Tally the lines in the listing below that include "Give". Answer with the count and nothing more.

- **STORED DATA**:
▼▼▼
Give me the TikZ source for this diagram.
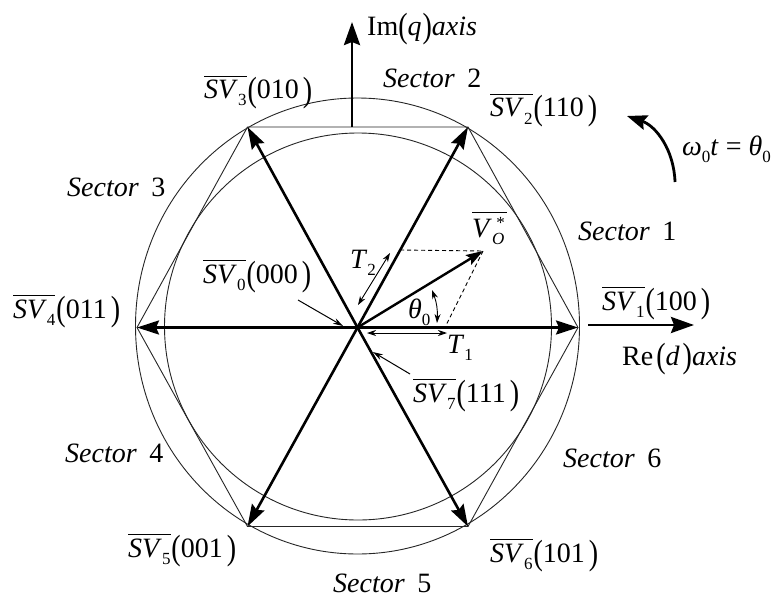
▲▲▲
▼▼▼
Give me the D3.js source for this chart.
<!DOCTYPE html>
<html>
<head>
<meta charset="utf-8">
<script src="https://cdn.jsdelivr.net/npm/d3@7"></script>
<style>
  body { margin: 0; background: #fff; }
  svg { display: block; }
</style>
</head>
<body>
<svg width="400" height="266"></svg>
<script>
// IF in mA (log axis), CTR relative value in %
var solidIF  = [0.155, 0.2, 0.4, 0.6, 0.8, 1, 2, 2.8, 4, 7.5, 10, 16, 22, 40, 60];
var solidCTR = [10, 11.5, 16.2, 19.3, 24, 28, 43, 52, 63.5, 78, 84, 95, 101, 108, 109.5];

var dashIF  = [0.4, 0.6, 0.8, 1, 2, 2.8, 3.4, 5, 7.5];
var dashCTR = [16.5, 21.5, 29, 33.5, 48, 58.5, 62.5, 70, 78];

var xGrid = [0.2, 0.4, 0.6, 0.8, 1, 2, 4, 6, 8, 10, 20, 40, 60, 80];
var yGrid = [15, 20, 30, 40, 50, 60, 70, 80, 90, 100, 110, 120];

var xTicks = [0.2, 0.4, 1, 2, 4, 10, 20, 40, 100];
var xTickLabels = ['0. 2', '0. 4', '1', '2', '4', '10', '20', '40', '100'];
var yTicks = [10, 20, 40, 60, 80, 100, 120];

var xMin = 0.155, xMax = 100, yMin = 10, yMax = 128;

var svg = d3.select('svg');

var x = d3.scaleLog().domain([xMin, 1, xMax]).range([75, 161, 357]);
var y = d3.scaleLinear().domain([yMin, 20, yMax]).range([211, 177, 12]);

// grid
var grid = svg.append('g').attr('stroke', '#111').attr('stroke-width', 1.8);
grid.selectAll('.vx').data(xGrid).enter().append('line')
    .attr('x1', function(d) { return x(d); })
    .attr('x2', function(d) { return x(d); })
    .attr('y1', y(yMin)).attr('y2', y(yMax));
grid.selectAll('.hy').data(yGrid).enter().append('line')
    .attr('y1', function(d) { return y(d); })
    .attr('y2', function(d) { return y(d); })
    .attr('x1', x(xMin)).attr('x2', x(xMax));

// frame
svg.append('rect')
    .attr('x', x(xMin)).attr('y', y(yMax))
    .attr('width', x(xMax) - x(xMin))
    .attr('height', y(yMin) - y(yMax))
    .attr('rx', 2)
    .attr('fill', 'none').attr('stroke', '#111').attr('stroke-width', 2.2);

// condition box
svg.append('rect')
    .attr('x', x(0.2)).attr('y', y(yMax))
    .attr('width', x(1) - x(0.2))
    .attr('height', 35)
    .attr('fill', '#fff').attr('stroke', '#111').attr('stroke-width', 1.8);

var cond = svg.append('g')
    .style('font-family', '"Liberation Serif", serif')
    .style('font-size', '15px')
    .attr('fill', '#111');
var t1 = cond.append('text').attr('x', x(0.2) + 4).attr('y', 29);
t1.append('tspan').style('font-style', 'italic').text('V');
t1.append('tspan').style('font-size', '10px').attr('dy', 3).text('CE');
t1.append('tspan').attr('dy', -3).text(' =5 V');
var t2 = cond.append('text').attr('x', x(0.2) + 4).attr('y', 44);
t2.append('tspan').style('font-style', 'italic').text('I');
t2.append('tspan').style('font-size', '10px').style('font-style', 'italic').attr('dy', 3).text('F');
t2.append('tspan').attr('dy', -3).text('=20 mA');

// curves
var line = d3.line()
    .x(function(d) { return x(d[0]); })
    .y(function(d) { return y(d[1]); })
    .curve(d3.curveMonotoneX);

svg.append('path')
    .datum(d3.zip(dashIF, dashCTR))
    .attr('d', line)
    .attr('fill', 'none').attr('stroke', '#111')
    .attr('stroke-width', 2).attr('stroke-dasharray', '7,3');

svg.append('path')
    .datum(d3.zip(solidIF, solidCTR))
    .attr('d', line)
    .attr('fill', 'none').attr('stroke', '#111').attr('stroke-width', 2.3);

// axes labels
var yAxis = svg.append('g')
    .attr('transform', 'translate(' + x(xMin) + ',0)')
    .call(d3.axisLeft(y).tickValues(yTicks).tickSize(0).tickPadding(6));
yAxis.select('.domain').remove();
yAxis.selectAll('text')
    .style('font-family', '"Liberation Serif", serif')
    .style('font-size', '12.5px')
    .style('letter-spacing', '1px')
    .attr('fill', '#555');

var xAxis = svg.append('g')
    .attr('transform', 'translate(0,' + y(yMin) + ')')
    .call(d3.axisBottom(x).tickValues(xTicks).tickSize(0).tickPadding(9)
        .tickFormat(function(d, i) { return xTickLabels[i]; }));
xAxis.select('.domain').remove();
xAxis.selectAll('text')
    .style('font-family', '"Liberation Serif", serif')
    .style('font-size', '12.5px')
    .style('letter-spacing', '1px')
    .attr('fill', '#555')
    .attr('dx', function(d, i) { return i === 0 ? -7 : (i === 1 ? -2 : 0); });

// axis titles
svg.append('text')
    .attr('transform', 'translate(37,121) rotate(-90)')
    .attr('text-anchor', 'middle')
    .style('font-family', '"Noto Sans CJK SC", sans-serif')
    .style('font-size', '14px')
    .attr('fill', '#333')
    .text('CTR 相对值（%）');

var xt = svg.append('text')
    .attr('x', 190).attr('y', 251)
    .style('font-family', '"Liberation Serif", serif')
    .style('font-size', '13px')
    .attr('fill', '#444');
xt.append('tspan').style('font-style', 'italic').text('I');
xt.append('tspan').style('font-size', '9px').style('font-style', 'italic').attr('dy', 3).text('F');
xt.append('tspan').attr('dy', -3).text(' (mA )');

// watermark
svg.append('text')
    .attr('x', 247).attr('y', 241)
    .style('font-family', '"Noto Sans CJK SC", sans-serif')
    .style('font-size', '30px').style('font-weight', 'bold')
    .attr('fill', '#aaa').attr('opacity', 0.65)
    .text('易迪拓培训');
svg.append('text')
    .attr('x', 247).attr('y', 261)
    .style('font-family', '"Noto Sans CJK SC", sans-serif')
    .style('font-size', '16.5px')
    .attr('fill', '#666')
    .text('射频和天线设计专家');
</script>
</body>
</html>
▲▲▲
▼▼▼
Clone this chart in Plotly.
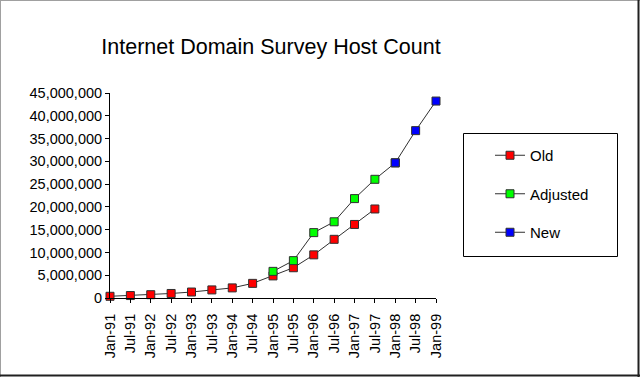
▲▲▲
- **ANSWER TO THE EXERCISE**:
2